As part of the research for my book, I’ve been visiting churches all over the country over the past year—a tour of “America’s hippest churches,” you might say (though soon to expand to Europe as well). The goal is to gain a good bit of qualitative data on the subject I’m writing about, to understand firsthand how various church bodies are fitting in to this whole thing. I have stopped at dozens of churches in many states and talked with countless people, and every now and then on my blog I will describe in depth my various observations about these churches.
The first stop on my tour was Jacob’s Well in Kansas City. Read about that here.
Next on the tour (which will continue every month or so, for the next year at least) is Seattle’s Mars Hill Church.
Church Name: Mars Hill Church
Location: Seattle, WA
Head Pastor: Mark Driscoll (officially “Preaching and Theology Pastor”)

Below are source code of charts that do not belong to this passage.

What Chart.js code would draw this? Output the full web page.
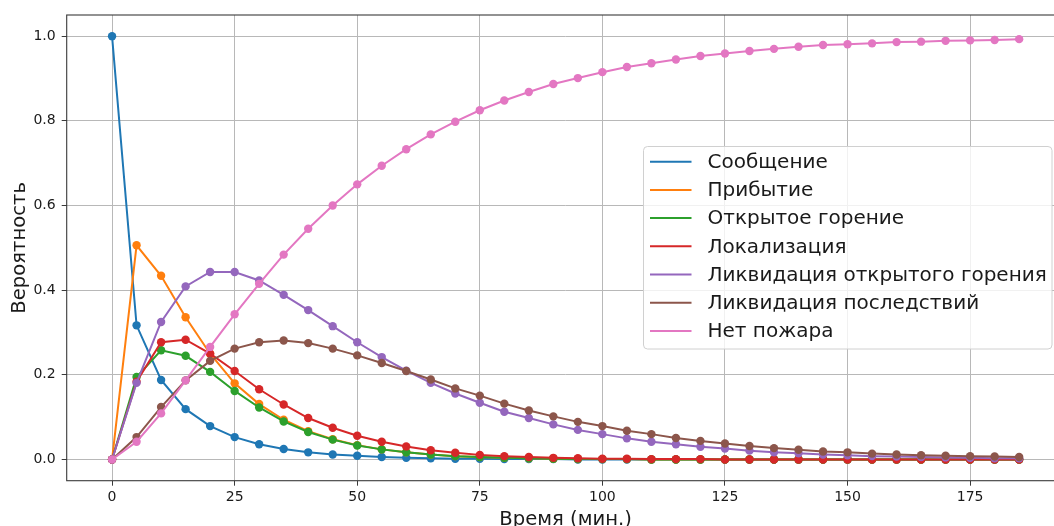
<!DOCTYPE html>
<html lang="ru">
<head>
<meta charset="utf-8">
<title>Вероятности состояний пожара</title>
<script src="https://cdn.jsdelivr.net/npm/chart.js@4.4.1/dist/chart.umd.min.js"></script>
<style>
  html, body { margin: 0; padding: 0; background: #ffffff; overflow: hidden; }
  #wrap { position: relative; width: 1075px; height: 526px; }
</style>
</head>
<body>
<div id="wrap"><canvas id="chart"></canvas></div>
<script>
// Time points, minutes
const minutes = [0, 5, 10, 15, 20, 25, 30, 35, 40, 45, 50, 55, 60, 65, 70, 75, 80, 85, 90, 95,
                 100, 105, 110, 115, 120, 125, 130, 135, 140, 145, 150, 155, 160, 165, 170, 175, 180, 185];

// State probabilities over time
const soobshchenie = [1.000, 0.317, 0.188, 0.119, 0.079, 0.053, 0.036, 0.025, 0.017, 0.012,
                      0.009, 0.006, 0.004, 0.003, 0.002, 0.002, 0.001, 0.001, 0.001, 0.000,
                      0.000, 0.000, 0.000, 0.000, 0.000, 0.000, 0.000, 0.000, 0.000, 0.000,
                      0.000, 0.000, 0.000, 0.000, 0.000, 0.000, 0.000, 0.000];
const pribytie = [0.000, 0.506, 0.434, 0.336, 0.250, 0.180, 0.131, 0.094, 0.067, 0.048,
                  0.034, 0.024, 0.017, 0.012, 0.008, 0.006, 0.004, 0.003, 0.002, 0.001,
                  0.001, 0.001, 0.000, 0.000, 0.000, 0.000, 0.000, 0.000, 0.000, 0.000,
                  0.000, 0.000, 0.000, 0.000, 0.000, 0.000, 0.000, 0.000];
const otkrytoeGorenie = [0.000, 0.195, 0.258, 0.245, 0.207, 0.162, 0.123, 0.090, 0.065, 0.047,
                         0.033, 0.024, 0.017, 0.012, 0.008, 0.006, 0.004, 0.003, 0.002, 0.001,
                         0.001, 0.001, 0.000, 0.000, 0.000, 0.000, 0.000, 0.000, 0.000, 0.000,
                         0.000, 0.000, 0.000, 0.000, 0.000, 0.000, 0.000, 0.000];
const lokalizatsiya = [0.000, 0.184, 0.277, 0.283, 0.250, 0.209, 0.166, 0.130, 0.098, 0.075,
                       0.056, 0.042, 0.031, 0.022, 0.016, 0.011, 0.008, 0.006, 0.004, 0.003,
                       0.002, 0.002, 0.001, 0.001, 0.001, 0.000, 0.000, 0.000, 0.000, 0.000,
                       0.000, 0.000, 0.000, 0.000, 0.000, 0.000, 0.000, 0.000];
const likvGoreniya = [0.000, 0.181, 0.325, 0.409, 0.443, 0.443, 0.423, 0.389, 0.353, 0.315,
                      0.277, 0.242, 0.210, 0.181, 0.156, 0.134, 0.113, 0.098, 0.083, 0.070,
                      0.060, 0.050, 0.042, 0.036, 0.030, 0.026, 0.021, 0.017, 0.015, 0.012,
                      0.010, 0.008, 0.007, 0.006, 0.005, 0.004, 0.003, 0.003];
const likvPosledstviy = [0.000, 0.053, 0.124, 0.187, 0.233, 0.262, 0.277, 0.281, 0.275, 0.262,
                         0.246, 0.228, 0.209, 0.189, 0.168, 0.151, 0.132, 0.116, 0.102, 0.089,
                         0.079, 0.068, 0.060, 0.051, 0.044, 0.038, 0.032, 0.027, 0.023, 0.019,
                         0.017, 0.014, 0.012, 0.010, 0.009, 0.008, 0.007, 0.006];
const netPozhara = [0.000, 0.042, 0.109, 0.187, 0.266, 0.343, 0.415, 0.484, 0.545, 0.600,
                    0.650, 0.694, 0.733, 0.768, 0.798, 0.825, 0.848, 0.868, 0.887, 0.901,
                    0.915, 0.927, 0.936, 0.945, 0.953, 0.959, 0.965, 0.970, 0.975, 0.979,
                    0.981, 0.983, 0.986, 0.987, 0.989, 0.990, 0.991, 0.993];

const seriesNames = ['Сообщение', 'Прибытие', 'Открытое горение', 'Локализация',
                     'Ликвидация открытого горения', 'Ликвидация последствий', 'Нет пожара'];
const seriesValues = [soobshchenie, pribytie, otkrytoeGorenie, lokalizatsiya,
                      likvGoreniya, likvPosledstviy, netPozhara];
const seriesColors = ['#1f77b4', '#ff7f0e', '#2ca02c', '#d62728', '#9467bd', '#8c564b', '#e377c2'];

// Axis ticks
const xTickValues = [0, 25, 50, 75, 100, 125, 150, 175];
const yTickValues = [0.0, 0.2, 0.4, 0.6, 0.8, 1.0];

const FONT = "'DejaVu Sans', 'Liberation Sans', sans-serif";
const TEXT_COLOR = '#1a1a1a';
const GRID_COLOR = '#b8b8b8';
const FRAME_COLOR = '#3a3a3a';

// Later series are painted over earlier ones
const datasets = seriesValues.map((vals, i) => ({
  label: seriesNames[i],
  data: minutes.map((m, k) => ({ x: m, y: vals[k] })),
  borderColor: seriesColors[i],
  backgroundColor: seriesColors[i],
  borderWidth: 2,
  pointRadius: 4.2,
  pointHoverRadius: 4.2,
  pointBorderWidth: 0,
  tension: 0,
  fill: false,
  order: seriesValues.length - i
}));

// Box around the plotting area
const framePlugin = {
  id: 'frame',
  afterDatasetsDraw(chart) {
    const { ctx, chartArea: a } = chart;
    ctx.save();
    ctx.strokeStyle = FRAME_COLOR;
    ctx.lineWidth = 1.1;
    ctx.strokeRect(a.left, a.top, a.right - a.left, a.bottom - a.top);
    ctx.restore();
  }
};

// Legend box inside the plot, right side
const legendBoxPlugin = {
  id: 'legendBox',
  afterDraw(chart) {
    const { ctx } = chart;
    const box = { left: 643.5, top: 146.5, right: 1052, bottom: 349 };
    const rowStart = 161.7, rowStep = 28.2;
    const handleX0 = 650, handleX1 = 691.5, textX = 707.5;
    ctx.save();
    ctx.beginPath();
    const r = 4;
    ctx.moveTo(box.left + r, box.top);
    ctx.arcTo(box.right, box.top, box.right, box.bottom, r);
    ctx.arcTo(box.right, box.bottom, box.left, box.bottom, r);
    ctx.arcTo(box.left, box.bottom, box.left, box.top, r);
    ctx.arcTo(box.left, box.top, box.right, box.top, r);
    ctx.closePath();
    ctx.fillStyle = 'rgba(255,255,255,0.8)';
    ctx.fill();
    ctx.strokeStyle = '#d0d0d0';
    ctx.lineWidth = 1;
    ctx.stroke();

    ctx.font = '20px ' + FONT;
    ctx.textBaseline = 'middle';
    ctx.textAlign = 'left';
    chart.data.datasets.forEach((ds, i) => {
      const y = rowStart + i * rowStep;
      ctx.strokeStyle = ds.borderColor;
      ctx.lineWidth = 2;
      ctx.beginPath();
      ctx.moveTo(handleX0, y);
      ctx.lineTo(handleX1, y);
      ctx.stroke();
      ctx.fillStyle = TEXT_COLOR;
      ctx.fillText(ds.label, textX, y + 1);
    });
    ctx.restore();
  }
};

new Chart(document.getElementById('chart'), {
  type: 'line',
  data: { datasets },
  plugins: [framePlugin, legendBoxPlugin],
  options: {
    responsive: true,
    maintainAspectRatio: false,
    devicePixelRatio: 1,
    animation: false,
    events: [],
    layout: { padding: { top: 15, right: 10.5, bottom: 0, left: 0 } },
    plugins: {
      legend: { display: false },
      tooltip: { enabled: false },
      title: { display: false }
    },
    scales: {
      x: {
        type: 'linear',
        min: -9.25,
        max: 194.25,
        afterBuildTicks(scale) { scale.ticks = xTickValues.map(v => ({ value: v })); },
        afterFit(scale) { scale.height = 45.3; },
        ticks: {
          font: { family: FONT, size: 14 },
          color: TEXT_COLOR,
          padding: 3.5,
          maxRotation: 0,
          autoSkip: false,
          callback: v => String(v)
        },
        grid: { color: GRID_COLOR, lineWidth: 1, drawTicks: true, tickLength: 5, tickColor: FRAME_COLOR, tickWidth: 1 },
        border: { display: false },
        title: {
          display: true,
          text: 'Время (мин.)',
          color: TEXT_COLOR,
          font: { family: FONT, size: 19.6, lineHeight: 1.2 },
          padding: { top: 0, bottom: -5.5 }
        }
      },
      y: {
        type: 'linear',
        min: -0.05,
        max: 1.05,
        afterBuildTicks(scale) { scale.ticks = yTickValues.map(v => ({ value: v })); },
        afterFit(scale) { scale.width = 66.7; },
        ticks: {
          font: { family: FONT, size: 14 },
          color: TEXT_COLOR,
          padding: 6,
          autoSkip: false,
          callback: v => v.toFixed(1)
        },
        grid: { color: GRID_COLOR, lineWidth: 1, drawTicks: true, tickLength: 5, tickColor: FRAME_COLOR, tickWidth: 1 },
        border: { display: false },
        title: {
          display: true,
          text: 'Вероятность',
          color: TEXT_COLOR,
          font: { family: FONT, size: 19.6, lineHeight: 1.2 },
          padding: { top: 8, bottom: 0 }
        }
      }
    }
  }
});
</script>
</body>
</html>
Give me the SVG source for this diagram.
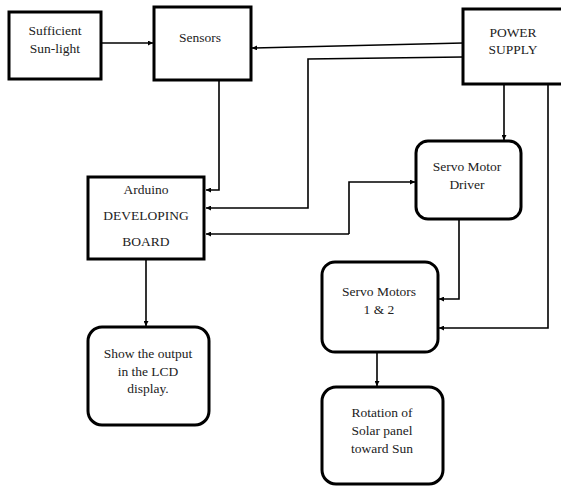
<svg xmlns="http://www.w3.org/2000/svg" width="561" height="486" viewBox="0 0 561 486">
<style>
.box{fill:#fff;stroke:#000;stroke-width:3}
.ln{fill:none;stroke:#000;stroke-width:1.6}
text{font-family:'Liberation Serif','Times New Roman',serif;font-size:13.5px;fill:#222;text-anchor:middle}
</style>
<defs>
<marker id="ah" viewBox="0 0 10 10" refX="10" refY="5" markerWidth="5" markerHeight="5" orient="auto" markerUnits="userSpaceOnUse">
<path d="M0,0 L10,5 L0,10 z" fill="#000"/>
</marker>
</defs>
<rect width="561" height="486" fill="#fff"/>
<g id="connectors">
<path class="ln" d="M101,43 L153,43" marker-end="url(#ah)"/>
<path class="ln" d="M463,43 L252,48" marker-end="url(#ah)"/>
<path class="ln" d="M463,57 L308,59 L308,208 L206,208" marker-end="url(#ah)"/>
<path class="ln" d="M219,80 L219,190 L206,190" marker-end="url(#ah)"/>
<path class="ln" d="M349,234 L206,234" marker-end="url(#ah)"/>
<path class="ln" d="M349,234 L349,182 L415,182" marker-end="url(#ah)"/>
<path class="ln" d="M504,84 L504,140" marker-end="url(#ah)"/>
<path class="ln" d="M459,219 L459,299 L439,299" marker-end="url(#ah)"/>
<path class="ln" d="M548,84 L548,328 L439,328" marker-end="url(#ah)"/>
<path class="ln" d="M377,352 L377,386" marker-end="url(#ah)"/>
<path class="ln" d="M146,259 L146,326" marker-end="url(#ah)"/>
</g>
<g id="sunlight">
<rect class="box" x="9" y="12" width="92" height="67"/>
<text x="55" y="35">Sufficient</text>
<text x="55" y="53">Sun-light</text>
</g>
<g id="sensors">
<rect class="box" x="154" y="7" width="97" height="73"/>
<text x="200" y="42">Sensors</text>
</g>
<g id="power">
<rect class="box" x="463" y="9" width="104" height="75"/>
<text x="513" y="37">POWER</text>
<text x="513" y="54">SUPPLY</text>
</g>
<g id="arduino">
<rect class="box" x="88" y="177" width="116" height="82"/>
<text x="146" y="194">Arduino</text>
<text x="146" y="220">DEVELOPING</text>
<text x="146" y="246">BOARD</text>
</g>
<g id="driver">
<rect class="box" x="416" y="141" width="105" height="78" rx="12"/>
<text x="467" y="171">Servo Motor</text>
<text x="467" y="189">Driver</text>
</g>
<g id="motors">
<rect class="box" x="322" y="262" width="116" height="90" rx="13"/>
<text x="379" y="296">Servo Motors</text>
<text x="379" y="314">1 &amp; 2</text>
</g>
<g id="lcd">
<rect class="box" x="88" y="327" width="121" height="98" rx="14"/>
<text x="148" y="358">Show the output</text>
<text x="148" y="376">in the LCD</text>
<text x="148" y="393">display.</text>
</g>
<g id="rotation">
<rect class="box" x="322" y="387" width="121" height="97" rx="14"/>
<text x="382" y="417">Rotation of</text>
<text x="382" y="435">Solar panel</text>
<text x="382" y="453">toward Sun</text>
</g>
</svg>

Summary: Mars Hill Church in Seattle is one of the defining churches of hipster Christianity. It’s the church of Mark Driscoll, the original cussing hipster pastor, whose strong, controversial personality is a huge part of the church’s success. Founded in 1996, Mars Hill now holds services at seven campuses across the Seattle area, ministering to many thousands of young attendees every week. I visited the church on a Sunday in November, and attended both the original campus (where Driscoll preaches live) and a satellite campus in Lake City where Driscoll speaks via a televised feed.
Building: The main campus of Mars Hill is located
in a massive warehouse style building in Ballard. The sanctuary is a
large, darkly lit hall with modern hanging lamp fixtures and an
elaborate stage complete with a massive backdrop of LCD panels. The
Lake City campus is an actual renovated church—a smallish church
complete with vaulted ceilings, stained glass, and pews.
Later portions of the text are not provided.